DIRECTIONS FOR THIS TASK:
Print every entry word for word, but omit the pictures.

Dataset records:
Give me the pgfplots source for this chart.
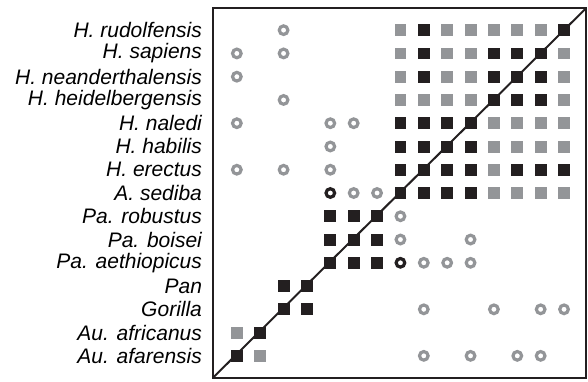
\documentclass[border=0pt]{standalone}
\usepackage{fontspec}
\setmainfont{Liberation Sans}
\usepackage{pgfplots}
\pgfplotsset{compat=1.18}
\definecolor{blk}{HTML}{231F20}
\definecolor{gry}{HTML}{939598}
\begin{document}
\begin{tikzpicture}
\path[use as bounding box] (-106.5pt,-1.65pt) rectangle (187.5pt,188.85pt);
\begin{axis}[
  at={(0,0)}, anchor=south west,
  scale only axis,
  width=186.5pt, height=184.7pt,
  xmin=-1.02, xmax=14.94, ymin=-0.94, ymax=14.94,
  xtick=\empty,
  ytick={0,...,14},
  yticklabels={Au. afarensis, Au. africanus, Gorilla, Pan, Pa. aethiopicus, Pa. boisei, Pa. robustus, A. sediba, H. erectus, H. habilis, H. naledi, H. heidelbergensis, H. neanderthalensis, H. sapiens, H. rudolfensis},
  major tick length=0pt,
  yticklabel style={font=\fontsize{10.5}{12}\selectfont\itshape, xshift=-2pt},
  axis line style={line width=1pt, draw=blk},
  clip=true,
]
\addplot[blk, line width=1pt, no marks] coordinates {(-1.02,-0.94) (14.94,14.94)};
% grey squares
\addplot[only marks, color=gry, mark=square*, mark size=2.72pt] coordinates {
(7,14) (9,14) (10,14) (11,14) (12,14) (13,14)
(7,13) (9,13) (10,13) (14,13)
(7,12) (9,12) (10,12) (14,12)
(7,11) (8,11) (9,11) (10,11) (14,11)
(11,10) (12,10) (13,10) (14,10)
(11,9) (12,9) (13,9) (14,9)
(11,8)
(11,7) (12,7) (13,7) (14,7)
(0,1)
(1,0)
};
% black squares
\addplot[only marks, color=blk, mark=square*, mark size=2.72pt] coordinates {
(8,14) (14,14)
(8,13) (11,13) (12,13) (13,13)
(8,12) (11,12) (12,12) (13,12)
(11,11) (12,11) (13,11)
(7,10) (8,10) (9,10) (10,10)
(7,9) (8,9) (9,9) (10,9)
(7,8) (8,8) (9,8) (10,8) (12,8) (13,8) (14,8)
(7,7) (8,7) (9,7) (10,7)
(4,6) (5,6) (6,6)
(4,5) (5,5) (6,5)
(4,4) (5,4) (6,4)
(2,3) (3,3)
(2,2) (3,2)
(1,1)
(0,0)
};
% grey circles
\addplot[only marks, color=gry, mark=o, mark size=2.15pt, line width=1.6pt, mark options={line width=1.6pt}] coordinates {
(2,14)
(0,13) (2,13)
(0,12)
(2,11)
(0,10) (4,10) (5,10)
(4,9)
(0,8) (2,8) (4,8)
(5,7) (6,7)
(7,6)
(7,5) (10,5)
(8,4) (9,4) (10,4)
(8,2) (11,2) (13,2) (14,2)
(8,0) (10,0) (12,0) (13,0)
};
% black circles
\addplot[only marks, color=blk, mark=o, mark size=2.15pt, line width=1.6pt, mark options={line width=1.6pt}] coordinates {
(4,7) (7,4)
};
\end{axis}
\end{tikzpicture}
\end{document}
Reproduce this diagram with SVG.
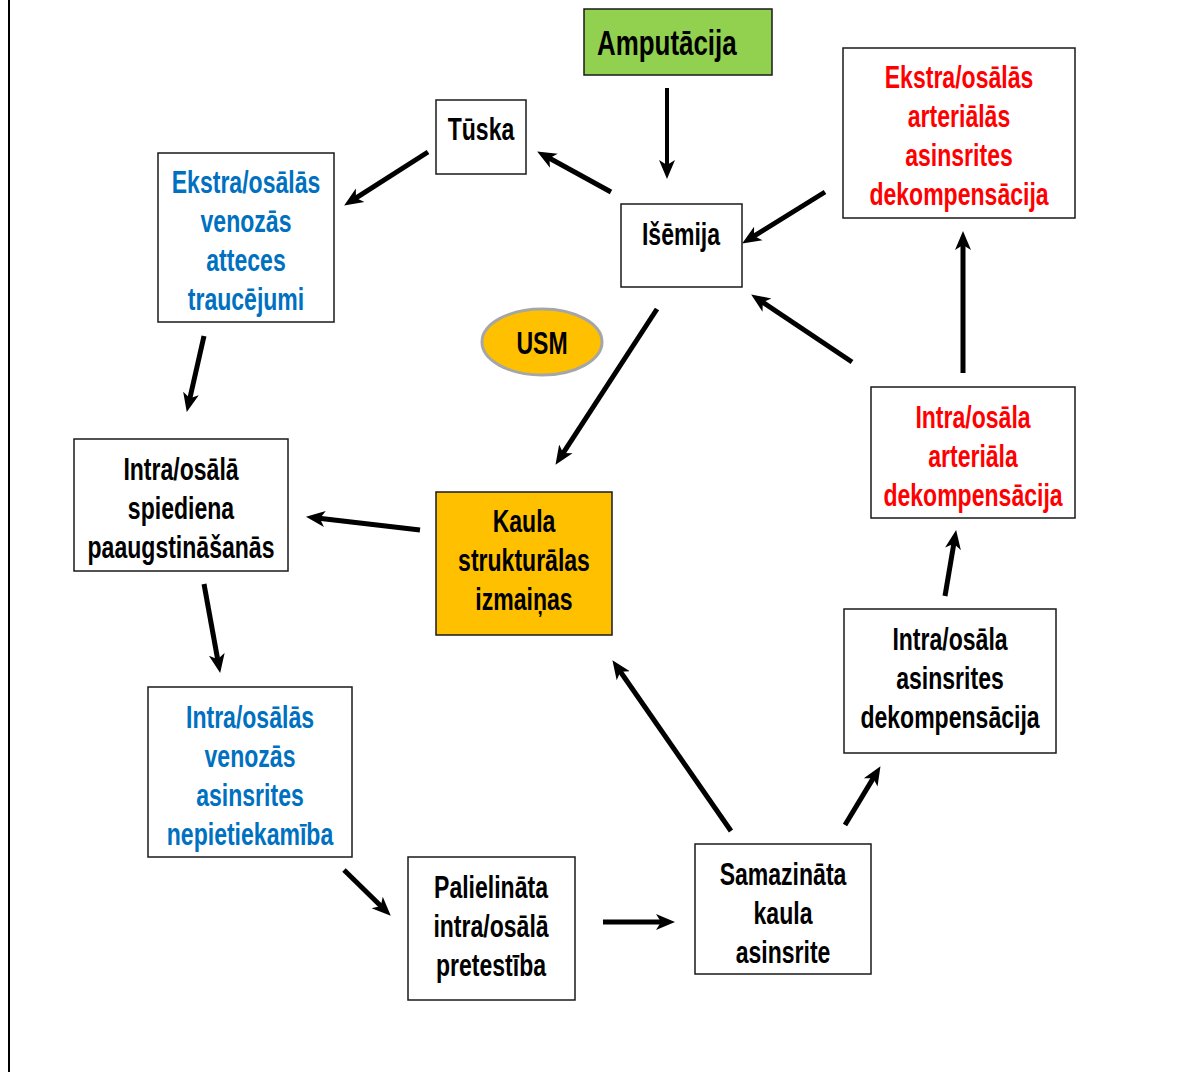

WRITTEN RESPONSE:
Give me the pgfplots source for this chart.
\documentclass[border=0pt]{standalone}
\usepackage{fontspec}
\setmainfont{Liberation Sans}
\usepackage{pgfplots}
\pgfplotsset{compat=1.18}
\definecolor{blk}{HTML}{231F20}
\definecolor{gry}{HTML}{939598}
\begin{document}
\begin{tikzpicture}
\path[use as bounding box] (-106.5pt,-1.65pt) rectangle (187.5pt,188.85pt);
\begin{axis}[
  at={(0,0)}, anchor=south west,
  scale only axis,
  width=186.5pt, height=184.7pt,
  xmin=-1.02, xmax=14.94, ymin=-0.94, ymax=14.94,
  xtick=\empty,
  ytick={0,...,14},
  yticklabels={Au. afarensis, Au. africanus, Gorilla, Pan, Pa. aethiopicus, Pa. boisei, Pa. robustus, A. sediba, H. erectus, H. habilis, H. naledi, H. heidelbergensis, H. neanderthalensis, H. sapiens, H. rudolfensis},
  major tick length=0pt,
  yticklabel style={font=\fontsize{10.5}{12}\selectfont\itshape, xshift=-2pt},
  axis line style={line width=1pt, draw=blk},
  clip=true,
]
\addplot[blk, line width=1pt, no marks] coordinates {(-1.02,-0.94) (14.94,14.94)};
% grey squares
\addplot[only marks, color=gry, mark=square*, mark size=2.72pt] coordinates {
(7,14) (9,14) (10,14) (11,14) (12,14) (13,14)
(7,13) (9,13) (10,13) (14,13)
(7,12) (9,12) (10,12) (14,12)
(7,11) (8,11) (9,11) (10,11) (14,11)
(11,10) (12,10) (13,10) (14,10)
(11,9) (12,9) (13,9) (14,9)
(11,8)
(11,7) (12,7) (13,7) (14,7)
(0,1)
(1,0)
};
% black squares
\addplot[only marks, color=blk, mark=square*, mark size=2.72pt] coordinates {
(8,14) (14,14)
(8,13) (11,13) (12,13) (13,13)
(8,12) (11,12) (12,12) (13,12)
(11,11) (12,11) (13,11)
(7,10) (8,10) (9,10) (10,10)
(7,9) (8,9) (9,9) (10,9)
(7,8) (8,8) (9,8) (10,8) (12,8) (13,8) (14,8)
(7,7) (8,7) (9,7) (10,7)
(4,6) (5,6) (6,6)
(4,5) (5,5) (6,5)
(4,4) (5,4) (6,4)
(2,3) (3,3)
(2,2) (3,2)
(1,1)
(0,0)
};
% grey circles
\addplot[only marks, color=gry, mark=o, mark size=2.15pt, line width=1.6pt, mark options={line width=1.6pt}] coordinates {
(2,14)
(0,13) (2,13)
(0,12)
(2,11)
(0,10) (4,10) (5,10)
(4,9)
(0,8) (2,8) (4,8)
(5,7) (6,7)
(7,6)
(7,5) (10,5)
(8,4) (9,4) (10,4)
(8,2) (11,2) (13,2) (14,2)
(8,0) (10,0) (12,0) (13,0)
};
% black circles
\addplot[only marks, color=blk, mark=o, mark size=2.15pt, line width=1.6pt, mark options={line width=1.6pt}] coordinates {
(4,7) (7,4)
};
\end{axis}
\end{tikzpicture}
\end{document}
Reproduce this diagram with SVG.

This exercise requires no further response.